▶

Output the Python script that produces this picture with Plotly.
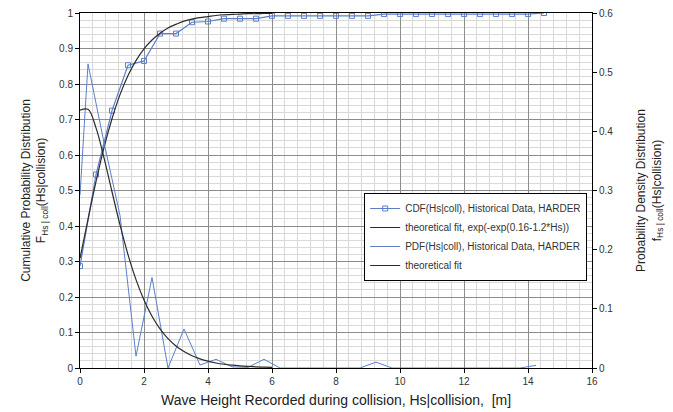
import plotly.graph_objects as go

# CDF(Hs|coll), historical data (left axis)
cdf_x = [0, 0.5, 1, 1.5, 2, 2.5, 3, 3.5, 4, 4.5, 5, 5.5, 6, 6.5, 7, 7.5, 8, 8.5, 9,
         9.5, 10, 10.5, 11, 11.5, 12, 12.5, 13, 13.5, 14, 14.5]
cdf_y = [0.287, 0.545, 0.725, 0.853, 0.865, 0.942, 0.942, 0.974, 0.976, 0.984, 0.984, 0.984,
         0.992, 0.992, 0.992, 0.992, 0.992, 0.992, 0.992, 0.997, 0.997, 0.997, 0.997, 0.997,
         0.997, 0.997, 0.997, 0.997, 0.997, 1.0]

# PDF(Hs|coll), historical data (right axis)
pdf_x = [0, 0.25, 0.75, 1.25, 1.75, 2.25, 2.75, 3.25, 3.75, 4.25, 4.75, 5.25, 5.75, 6.25,
         6.75, 7.25, 7.75, 8.25, 8.75, 9.25, 9.75, 10.25, 10.75, 11.25, 11.75, 12.25, 12.75,
         13.25, 13.75, 14.25]
pdf_y = [0.292, 0.514, 0.381, 0.258, 0.020, 0.153, 0.0, 0.066, 0.005, 0.0147, 0.002, 0.001,
         0.0147, 0.0, 0.0, 0.0, 0.0, 0.0, 0.0, 0.010, 0.0, 0.0, 0.0, 0.0, 0.0, 0.0, 0.0,
         0.0, 0.0, 0.0045]

# theoretical fit curves
fit_x = [0, 0.25, 0.5, 0.75, 1, 1.25, 1.5, 1.75, 2, 2.25, 2.5, 2.75, 3, 3.25, 3.5, 3.75,
         4, 4.25, 4.5, 4.75, 5, 5.25, 5.5, 5.75, 6]
fit_cdf = [0.309, 0.419, 0.525, 0.621, 0.702, 0.770, 0.824, 0.866, 0.899, 0.924, 0.943,
           0.958, 0.968, 0.977, 0.983, 0.987, 0.990, 0.993, 0.995, 0.996, 0.997, 0.998,
           0.998, 0.999, 0.999]
fit_pdf = [0.4356, 0.4373, 0.4059, 0.3553, 0.2979, 0.2418, 0.1917, 0.1494, 0.1149, 0.0875,
           0.0661, 0.0497, 0.0373, 0.0278, 0.0208, 0.0155, 0.0115, 0.0085, 0.0063, 0.0047,
           0.0035, 0.0026, 0.0019, 0.0014, 0.0011]

blue = "#5b7fc9"
dark = "#2b2b2b"
font = "Liberation Sans, Arial, sans-serif"

fig = go.Figure()

fig.add_trace(go.Scatter(x=cdf_x, y=cdf_y, mode="lines+markers",
                         name="CDF(Hs|coll), Historical Data, HARDER",
                         line=dict(color=blue, width=1.2),
                         marker=dict(symbol="square-open", size=5, color=blue,
                                     line=dict(width=1))))
fig.add_trace(go.Scatter(x=fit_x, y=fit_cdf, mode="lines",
                         name="theoretical fit, exp(-exp(0.16-1.2*Hs))",
                         line=dict(color=dark, width=1.2, shape="spline")))
fig.add_trace(go.Scatter(x=pdf_x, y=pdf_y, mode="lines", yaxis="y2",
                         name="PDF(Hs|coll), Historical Data, HARDER",
                         line=dict(color=blue, width=1)))
fig.add_trace(go.Scatter(x=fit_x, y=fit_pdf, mode="lines", yaxis="y2",
                         name="theoretical fit",
                         line=dict(color=dark, width=1.2, shape="spline")))

fig.update_layout(
    width=665, height=404,
    margin=dict(l=72, r=81, t=5, b=44, autoexpand=False),
    paper_bgcolor="white", plot_bgcolor="white",
    font=dict(family=font, size=10, color="#333"),
    showlegend=True,
    legend=dict(x=0.555, y=0.493, xanchor="left", yanchor="top",
                bgcolor="white", bordercolor="black", borderwidth=1,
                font=dict(size=10, color="#333"), tracegroupgap=0,
                itemwidth=30),
    xaxis=dict(range=[0, 16], dtick=2, tick0=0, showgrid=True, gridcolor="#8c8c8c",
               gridwidth=1, showline=True, linecolor="black", linewidth=1, mirror=True,
               ticks="outside", ticklen=4, tickcolor="black", zeroline=False,
               automargin=False, ticklabeloverflow="allow",
               minor=dict(dtick=0.4, tick0=0, showgrid=True, gridcolor="#d9d9d9")),
    yaxis=dict(range=[0, 1], dtick=0.1, tick0=0, showgrid=True, gridcolor="#8c8c8c",
               showline=True, linecolor="black", linewidth=1, ticks="outside",
               ticklen=4, tickcolor="black", zeroline=False, automargin=False,
               ticklabeloverflow="allow",
               minor=dict(dtick=0.02, tick0=0, showgrid=True, gridcolor="#d9d9d9"),
               title=dict(text="Cumulative Probability Distribution<br>"
                               "F<sub>Hs | coll</sub>(Hs|collision)",
                          font=dict(size=12, color="#222"), standoff=10)),
    yaxis2=dict(range=[0, 0.6], dtick=0.1, tick0=0, overlaying="y", side="right",
                showgrid=False, showline=True, linecolor="black", linewidth=1,
                ticks="outside", ticklen=4, tickcolor="black", zeroline=False,
                automargin=False, ticklabeloverflow="allow",
                title=dict(text="Probability Density Distribution<br>"
                                "f<sub>Hs | coll</sub>(Hs|collision)",
                           font=dict(size=12, color="#222"), standoff=24)),
    annotations=[dict(text="Wave Height Recorded during collision, Hs|collision,  [m]",
                      xref="paper", yref="paper", x=0.5, y=-0.09,
                      xanchor="center", yanchor="middle", showarrow=False,
                      font=dict(size=14, color="#222"))],
)

fig.write_html("out.html")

◀

[GOAL OF THE EXERCISE]:
Begin at the top of the material above and output each line exactly, stopping after the line that holds "0.0, 0.0, 0.0045]". Leave out pictures.

[CORRECT RESULT]:
Output the Python script that produces this picture with Plotly.
import plotly.graph_objects as go

# CDF(Hs|coll), historical data (left axis)
cdf_x = [0, 0.5, 1, 1.5, 2, 2.5, 3, 3.5, 4, 4.5, 5, 5.5, 6, 6.5, 7, 7.5, 8, 8.5, 9,
         9.5, 10, 10.5, 11, 11.5, 12, 12.5, 13, 13.5, 14, 14.5]
cdf_y = [0.287, 0.545, 0.725, 0.853, 0.865, 0.942, 0.942, 0.974, 0.976, 0.984, 0.984, 0.984,
         0.992, 0.992, 0.992, 0.992, 0.992, 0.992, 0.992, 0.997, 0.997, 0.997, 0.997, 0.997,
         0.997, 0.997, 0.997, 0.997, 0.997, 1.0]

# PDF(Hs|coll), historical data (right axis)
pdf_x = [0, 0.25, 0.75, 1.25, 1.75, 2.25, 2.75, 3.25, 3.75, 4.25, 4.75, 5.25, 5.75, 6.25,
         6.75, 7.25, 7.75, 8.25, 8.75, 9.25, 9.75, 10.25, 10.75, 11.25, 11.75, 12.25, 12.75,
         13.25, 13.75, 14.25]
pdf_y = [0.292, 0.514, 0.381, 0.258, 0.020, 0.153, 0.0, 0.066, 0.005, 0.0147, 0.002, 0.001,
         0.0147, 0.0, 0.0, 0.0, 0.0, 0.0, 0.0, 0.010, 0.0, 0.0, 0.0, 0.0, 0.0, 0.0, 0.0,
         0.0, 0.0, 0.0045]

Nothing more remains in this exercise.